The 2018 announcement that the British government completed the payment of a loan that was borrowed to compensate slave owners for the abolition of slavery continues to evoke a flurry of emotions. Many find it outrageous that the British government would contemplate compensating planters rather than the enslaved. Such responses are expected because people are using current moral standards to judge historical realities.
But an appreciation of the sociopolitical events surrounding the loan suggests that compensating planters was a feasible alternative at the time. English laws and customs placed a premium on protecting the rights of property owners, and slaves were considered property. The idea of owning people today seems abhorrent; however, this was not always the case. In British colonies, planters fiercely guarded their right to acquire slaves and appropriate their labor.
Questioning the right to own property provoked contention, even when the property was a human being. This was also the case in the context of indentureship in Barbados, where white indentured workers were perceived as property and could be inherited. British colonies in the West Indies valued autonomy and often resented Britain’s involvement in West Indian affairs.
As a result, when dealing with West Indian colonies, the British government had to tread carefully or face the wrath of the powerful British West India interest. The concerns of West Indian planters were voiced by proslavery parliamentarians in England, who were unwilling dissolve the plantation system without a fight. Politics is futile without compromise, so to abolish slavery, the British government had no option but to negotiate with proslavery forces who saw abolition as a violation of property rights.

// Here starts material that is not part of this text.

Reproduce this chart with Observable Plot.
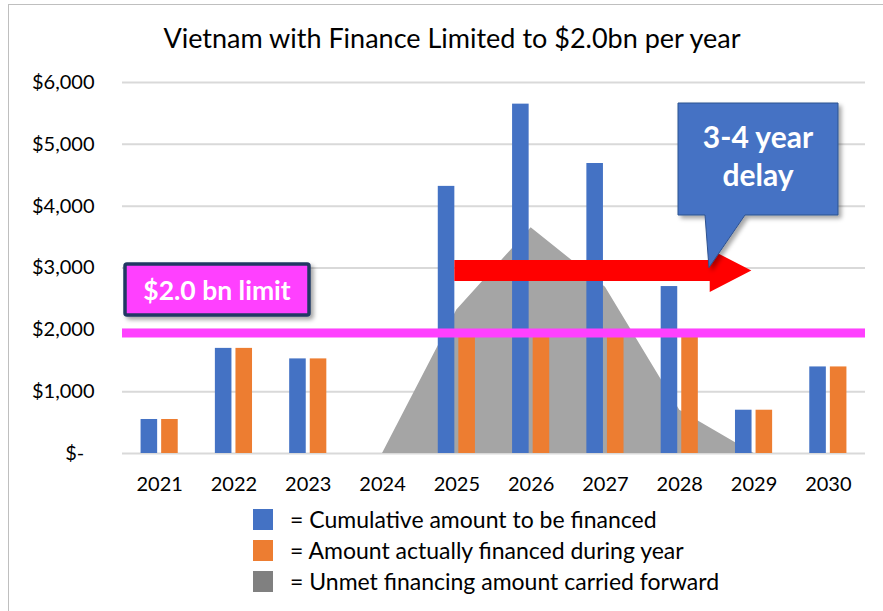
<!DOCTYPE html>
<html><head><meta charset="utf-8">
<script src="https://cdn.jsdelivr.net/npm/d3@7"></script>
<script src="https://cdn.jsdelivr.net/npm/@observablehq/plot@0.6"></script>
<style>
body{margin:0;width:883px;height:611px;overflow:hidden;background:#fff;font-family:Lato,sans-serif;}
#wrap{position:relative;width:883px;height:611px;overflow:hidden;}
#frame{position:absolute;left:8px;top:4px;width:1000px;height:1000px;border-left:1px solid #bfbfbf;border-top:1px solid #bfbfbf;}
#title{position:absolute;left:0;width:904px;top:24px;text-align:center;font-size:27px;line-height:1;color:#000;}
#chart{position:absolute;left:0;top:0;}
#legend{position:absolute;left:253px;top:509px;}
.row{display:flex;align-items:center;height:21px;margin-bottom:10px;}
.sw{width:20px;height:21px;margin-right:17px;}
.lt{font-size:23px;line-height:21px;color:#000;white-space:nowrap;}
</style>
</head><body>
<div id="wrap">
  <div id="frame"></div>
  <div id="chart"></div>
  <div id="title">Vietnam with Finance Limited to $2.0bn per year</div>
  <div id="legend"></div>
</div>
<script>
// ---- data ----
const years = [2021, 2022, 2023, 2024, 2025, 2026, 2027, 2028, 2029, 2030];
const cumulative = [550, 1700, 1530, 0, 4320, 5650, 4690, 2700, 700, 1400];
const financed = [550, 1700, 1530, 0, 1950, 1950, 1950, 1950, 700, 1400];
const unmet = [0, 0, 0, 0, 2320, 3650, 2690, 700, 0, 0];
const limit = 1950;
const yTicks = [0, 1000, 2000, 3000, 4000, 5000, 6000];
const seriesNames = ["= Cumulative amount to be financed", "= Amount actually financed during year", "= Unmet financing amount carried forward"];
const seriesColors = ["#4472c4", "#ed7d31", "#a5a5a5"];
const titleText = "Vietnam with Finance Limited to $2.0bn per year";
const limitLabel = "$2.0 bn limit";
const calloutLines = ["3-4 year", "delay"];
const arrowLevel = 2950;

const rows = years.map((year, i) => ({year, cumulative: cumulative[i], financed: financed[i], unmet: unmet[i]}));
const fmt = v => v === 0 ? "$-\u00a0\u00a0" : "$" + d3.format(",")(v);

const plot = Plot.plot({
  width: 883,
  height: 500,
  marginTop: 82,
  marginBottom: 47,
  marginLeft: 122,
  marginRight: 18,
  style: {fontFamily: "Lato, sans-serif", fontSize: "20px", color: "#000", background: "transparent", overflow: "visible"},
  x: {type: "linear", domain: [2020.5, 2030.5]},
  y: {domain: [0, 6000]},
  marks: [
    Plot.gridY(yTicks, {stroke: "#d9d9d9", strokeOpacity: 1, strokeWidth: 2}),
    Plot.areaY(rows, {x: "year", y: "unmet", fill: seriesColors[2]}),
    Plot.rectY(rows, {x1: d => d.year - 0.25, x2: d => d.year - 0.027, y: "cumulative", fill: seriesColors[0]}),
    Plot.rectY(rows, {x1: d => d.year + 0.027, x2: d => d.year + 0.25, y: "financed", fill: seriesColors[1]}),
    Plot.ruleY([limit], {stroke: "#ff40ff", strokeWidth: 9}),
    Plot.axisY({ticks: yTicks, tickFormat: fmt, tickSize: 0, tickPadding: 28, fontSize: 20, label: null}),
    Plot.axisX({ticks: years, tickFormat: d => String(d), tickSize: 0, tickPadding: 23, fontSize: 20, label: null})
  ]
});
document.getElementById("chart").appendChild(plot);
document.getElementById("title").textContent = titleText;

// ---- annotations (positioned through the plot's scales) ----
const xs = plot.scale("x"), ys = plot.scale("y");
const svg = d3.select(plot);
const defs = svg.append("defs");
defs.append("filter").attr("id", "sh").attr("x", "-20%").attr("y", "-20%").attr("width", "150%").attr("height", "150%")
  .append("feDropShadow").attr("dx", 3).attr("dy", 3).attr("stdDeviation", 2).attr("flood-color", "#000").attr("flood-opacity", 0.35);

// red arrow
const x0 = xs.apply(2025 - 0.027), xh = xs.apply(2028.41), xt = xs.apply(2028.97), yc = ys.apply(arrowLevel);
svg.append("path")
  .attr("d", `M${x0},${yc-10.5}H${xh}V${yc-21.5}L${xt},${yc}L${xh},${yc+21.5}V${yc+10.5}H${x0}Z`)
  .attr("fill", "#ff0000");

// limit box
const g1 = svg.append("g");
g1.append("rect").attr("x", 125).attr("y", 264).attr("width", 184).attr("height", 51)
  .attr("fill", "#ff40ff").attr("stroke", "#203864").attr("stroke-width", 3.5).attr("rx", 2).attr("filter", "url(#sh)");
g1.append("text").attr("x", 217).attr("y", 300).attr("text-anchor", "middle")
  .attr("fill", "#fff").attr("font-weight", "bold").attr("font-size", 26.5).text(limitLabel);

// callout
const g2 = svg.append("g");
const tipX = xs.apply(2028.4), tipY = yc - 3;
g2.append("path").attr("d", `M678,103H838V215H745L${tipX},${tipY}L705,215H678Z`)
  .attr("fill", "#4472c4").attr("stroke", "#2f528f").attr("stroke-width", 1).attr("filter", "url(#sh)");
g2.selectAll("text.c").data(calloutLines).join("text")
  .attr("x", 758).attr("y", (d, i) => 148 + i * 38).attr("text-anchor", "middle")
  .attr("fill", "#fff").attr("font-weight", "bold").attr("font-size", 30).text(d => d);

// legend
const lg = d3.select("#legend");
seriesNames.forEach((n, i) => {
  const r = lg.append("div").attr("class", "row");
  r.append("div").attr("class", "sw").style("background", i === 2 ? "#808080" : seriesColors[i]);
  r.append("div").attr("class", "lt").text(n);
});
</script>
</body></html>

Due to the primacy of property rights in England, proslavery lobbyists were able to galvanize the support of nonplanters by arguing that abolishing slavery without compensating property owners would more broadly erode protection for property rights. Their messages were carried by newspapers, journals, and pamphlets admonishing abolitionists for hesitating to compensate enslavers.
Contextualizing the case for compensation, Kathleen Mary Butler shows that the proslavery West India interest employed blackmail to guilt parliamentarians into granting compensation:
The interest argued that successive British governments had condoned and encouraged slave holding…. On several occasions, the Quarterly Review pointed out that various acts of Parliament had encouraged slave owners to spend vast sums of money to buy land and slaves. To deny them compensation, the Review believed constituted a “flagrant breach of faith.”
Jamaican planters weaponized the rhetoric of property rights with equal vigor to bolster the case for compensation. Radical journalist and reformer Augustin Hardin Beaumont, editor of the Jamaica Courant criticized slavery but still noted that enslavers deserved compensation because slavery was enabled by the British and hence it was only fair for British taxpayers to compensate West Indian planters. Throughout the West Indies, slave owners echoed the sentiment that abolishing slavery without compensation was unjust.
These views were so widespread that black slave owners were unwilling to part with slaves unless they received compensation. In 1831, free people of color in Saint Ann Parish, Jamaica, organized a meeting to flesh out the problems of abolition and its effect on property rights. The chairman of the meeting was the prosperous Benjamin Scott Moncrieff, a prominent official who possessed four hundred slaves, owned three estates, and served as an attorney for other properties.
Kathleen Mary Butler reveals that this community endorsed compensation as a tool to safeguard their property rights:
Those attending the meeting objected strongly to comments that Stephen Lushington, the British abolitionist, had allegedly made to the effect that in Jamaica the free people of color had authorized him to emancipate their slaves. The members categorically denied giving any such authorization and stressed their determination to defend their property and surrender it only “for the most full and ample compensation.”
In fact, their resolutions were published in Jamaican newspapers and sent to proslavery outlets in Britain. The historical accounts covered indicate that compensation was a creative strategy to placate enslavers who refused to cede authority to abolitionists. Absent compensation, abolition would have been delayed and blacks would have served remained in slavery for a longer time. Some feel that slaves deserved compensation, but bribing planters was the best tradeoff that the political climate could accommodate.
Yet despite the complexities of the decision, many think that the British owe blacks an apology. However, the truth is that the British atoned for their actions years ago. Britain in 1846 instituted the Aberdeen Act, which intercepted Brazilian ships suspected of trafficking Africans and prosecuted slave traders in British admiralty courts. Historians assert that maintaining the African Squadron alone came at the cost of $6.8 million and the lives of five thousand seamen and officers, who died primarily due to malaria, all in the name of suppressing the slave trade.
The cost of resourcing the African Squadron was also greater than the value of Britain’s trade with the continent. Suppressing the global slave trade incurred considerable expenses for the British, and few appreciate this bold political move that came at the expense of British taxpayers. Indeed, it is ironic that the British are instructed to atone for the slave trade when their counterparts in the Middle East and Africa were coerced into abolishing slavery due to Western directives. Compared to its peers, Britain was a moral superstar and should be lauded for taking a tough stance when others vacillated on the question of slavery.